Autre déconvenue, la période de prévention, celle durant laquelle les faits sont poursuivis, pourrait être étendue : le parquet va prendre de nouvelles réquisitions. Au grand dam de Marine Le Pen : « Nous avons été interrogés sur une prévention précise par le juge d’instruction, a dit la députée, et aujourd’hui on nous dit que ça va peut-être être cinq ans avant ou cinq ans après ! » Elle souhaitait aussi indiquer qu’il y avait dans le dossier « énormément d’idées préconçues, qui ont été fabriquées par la partie civile [le Parlement européen]. On a essayé de nous engager dans un tunnel dont on ne peut pas ressortir ».

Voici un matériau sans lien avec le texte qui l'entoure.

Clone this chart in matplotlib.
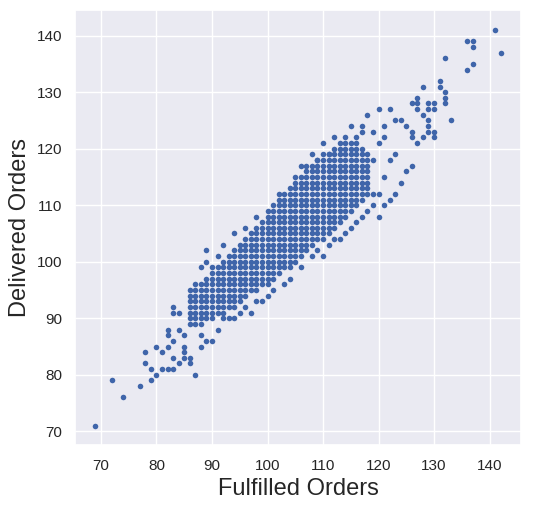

L’administration « fait des erreurs »
La présidente du RN assure que « la direction du Parlement européen n’est pas neutre, elle est politique ». D’ailleurs l’administration, « on a l’impression qu’elle est ceinte de blanc, mais elle fait des erreurs comme toutes les administrations », en perdant par exemple des dossiers. Elle estime ensuite « qu’il serait malheureux de ne pas admettre que nous sommes la bête noire du Parlement européen : l’idée qu’il puisse y avoir des députés qui s’opposent à cette construction-là de l’Union européenne, c’est quelque chose qui dérange, alors que nous sommes élus pour ça ».
Suit un réquisitoire sévère contre les enquêteurs de l’Office européen de lutte antifraude (OLAF), à l’origine de l’enquête, qui aurait « impulsé ses idées au Parlement, qui les a impulsées dans l’instruction judiciaire ». L’Office aurait attendu juin 2014, lorsque les députés européens RN sont passés de 3 à 24, pour lancer une enquête sur le parti, avant, en plein mois de juillet de l’année suivante, de suspendre le traitement de tous les assistants du FN – pour finalement n’en suspendre que six.